• **Given instruction**:
Leave out all pictures. Return exactly the lines from the top of the material through the line containing "y_ticks = [0, 5, 10, 15, 20, 25, 30]".

• **Listed records**:
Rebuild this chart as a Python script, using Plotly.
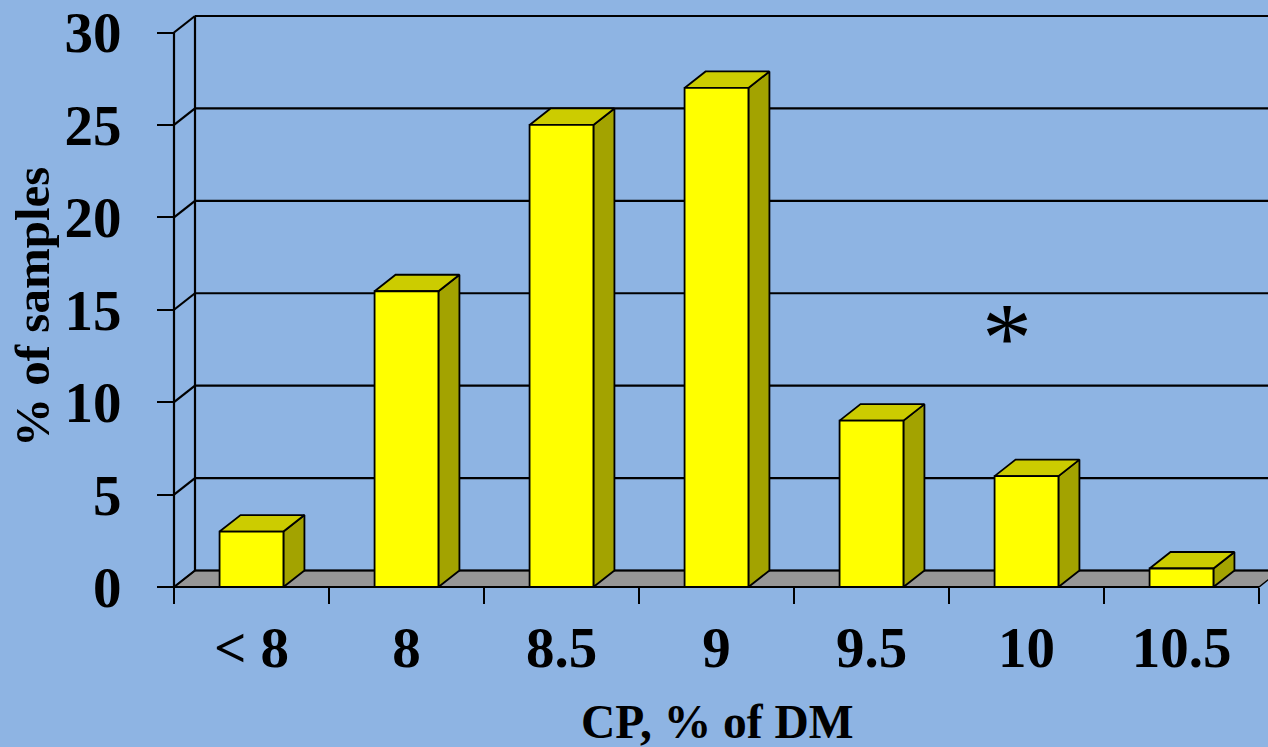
import plotly.graph_objects as go

# Crude protein distribution of samples
categories = ["< 8", "8", "8.5", "9", "9.5", "10", "10.5"]
pct_samples = [3, 16, 25, 27, 9, 6, 1]
y_ticks = [0, 5, 10, 15, 20, 25, 30]

# pseudo-3D geometry (data units)
DX = 0.1355      # depth offset along x
DY = 0.893       # depth offset along y
HALF_W = 0.206   # half width of each column
N = len(categories)
Y_TOP = max(y_ticks)

BG = "#8EB4E3"
FRONT = "#FFFF00"
TOP = "#CCCC00"
SIDE = "#A3A300"
FLOOR = "#969696"
FONT = "Liberation Serif"

fig = go.Figure()


def poly_trace(polys, fill, width=1.8):
    xs, ys = [], []
    for p in polys:
        for (x, y) in p + [p[0]]:
            xs.append(x)
            ys.append(y)
        xs.append(None)
        ys.append(None)
    return go.Scatter(x=xs, y=ys, mode="lines", fill="toself" if fill else "none",
                      fillcolor=fill, line=dict(color="black", width=width),
                      hoverinfo="skip", showlegend=False)


def line_trace(xs, ys, width=2):
    return go.Scatter(x=xs, y=ys, mode="lines", line=dict(color="black", width=width),
                      hoverinfo="skip", showlegend=False)


# floor
fig.add_trace(poly_trace([[(0, 0), (N, 0), (N + DX, DY), (DX, DY)]], FLOOR, width=1.4))

# back wall gridlines and left wall diagonals
gx, gy = [], []
for v in y_ticks:
    gx += [DX, N + 1, None]
    gy += [v + DY, v + DY, None]
    gx += [0, DX, None]
    gy += [v, v + DY, None]
fig.add_trace(line_trace(gx, gy, width=2.2))
# left wall verticals
fig.add_trace(line_trace([0, 0, None, DX, DX], [0, Y_TOP, None, DY, Y_TOP + DY], width=2.2))
# front floor edge
fig.add_trace(line_trace([0, N], [0, 0], width=2))

# columns
sides, tops, fronts = [], [], []
for i, v in enumerate(pct_samples):
    c = i + 0.5
    x0, x1 = c - HALF_W, c + HALF_W
    sides.append([(x1, 0), (x1 + DX, DY), (x1 + DX, v + DY), (x1, v)])
    tops.append([(x0, v), (x1, v), (x1 + DX, v + DY), (x0 + DX, v + DY)])
    fronts.append([(x0, 0), (x1, 0), (x1, v), (x0, v)])
fig.add_trace(poly_trace(sides, SIDE))
fig.add_trace(poly_trace(tops, TOP))
fig.add_trace(poly_trace(fronts, FRONT))

# plot area pixels: x 150..1268, y 0..607
L, B = 150, 140
fig.update_layout(
    width=1268, height=747,
    margin=dict(l=L, r=0, t=0, b=B),
    paper_bgcolor=BG, plot_bgcolor=BG,
    font=dict(family=FONT, color="black"),
    showlegend=False,
    xaxis=dict(
        range=[(150 - 174) / 155, (1268 - 174) / 155],
        anchor="free", position=(607 - 587) / 607,
        tickvals=[i + 0.5 for i in range(N)], ticktext=categories,
        ticks="", showgrid=False, zeroline=False, showline=False,
        tickfont=dict(family=FONT, size=57, color="black"),
        ticklabelstandoff=22,
        minor=dict(tickvals=list(range(N + 1)), ticks="outside", ticklen=16,
                   tickwidth=2, tickcolor="black", showgrid=False),
    ),
    yaxis=dict(
        range=[(587 - 607) / 18.483, 587 / 18.483],
        anchor="free", position=(174 - 150) / 1118,
        tickvals=y_ticks, ticks="outside", ticklen=17, tickwidth=2, tickcolor="black",
        showgrid=False, zeroline=False, showline=False,
        tickfont=dict(family=FONT, size=57, color="black"),
        ticklabelstandoff=24,
    ),
    annotations=[
        dict(text="<b>% of samples</b>", xref="paper", yref="paper",
             x=(32 - 150) / 1118, y=(607 - 307) / 607, textangle=-90,
             xanchor="center", yanchor="middle",
             showarrow=False, font=dict(family=FONT, size=49, color="black")),
        dict(text="<b>CP, % of DM</b>", xref="paper", yref="paper",
             x=(717 - 150) / 1118, y=(607 - 722) / 607,
             xanchor="center", yanchor="middle",
             showarrow=False, font=dict(family=FONT, size=47.5, color="black")),
        dict(text="*", x=(1007 - 174) / 155, y=(587 - 337) / 18.483,
             xref="x", yref="y", xanchor="center", yanchor="middle", showarrow=False,
             font=dict(family=FONT, size=100, color="black")),
    ],
)
fig.update_xaxes(tickfont_weight="bold")
fig.update_yaxes(tickfont_weight="bold")

fig.write_html("out.html")
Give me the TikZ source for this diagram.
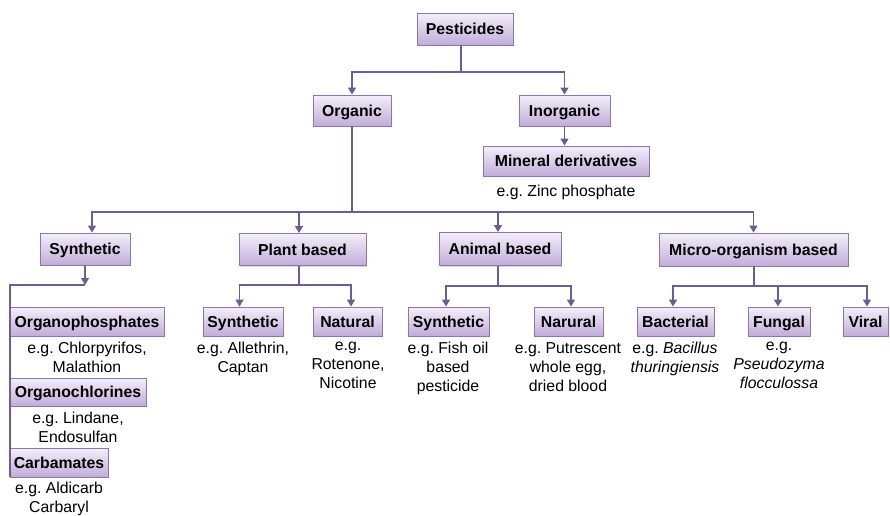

• **Expected answer**:
Rebuild this chart as a Python script, using Plotly.
import plotly.graph_objects as go

# Crude protein distribution of samples
categories = ["< 8", "8", "8.5", "9", "9.5", "10", "10.5"]
pct_samples = [3, 16, 25, 27, 9, 6, 1]
y_ticks = [0, 5, 10, 15, 20, 25, 30]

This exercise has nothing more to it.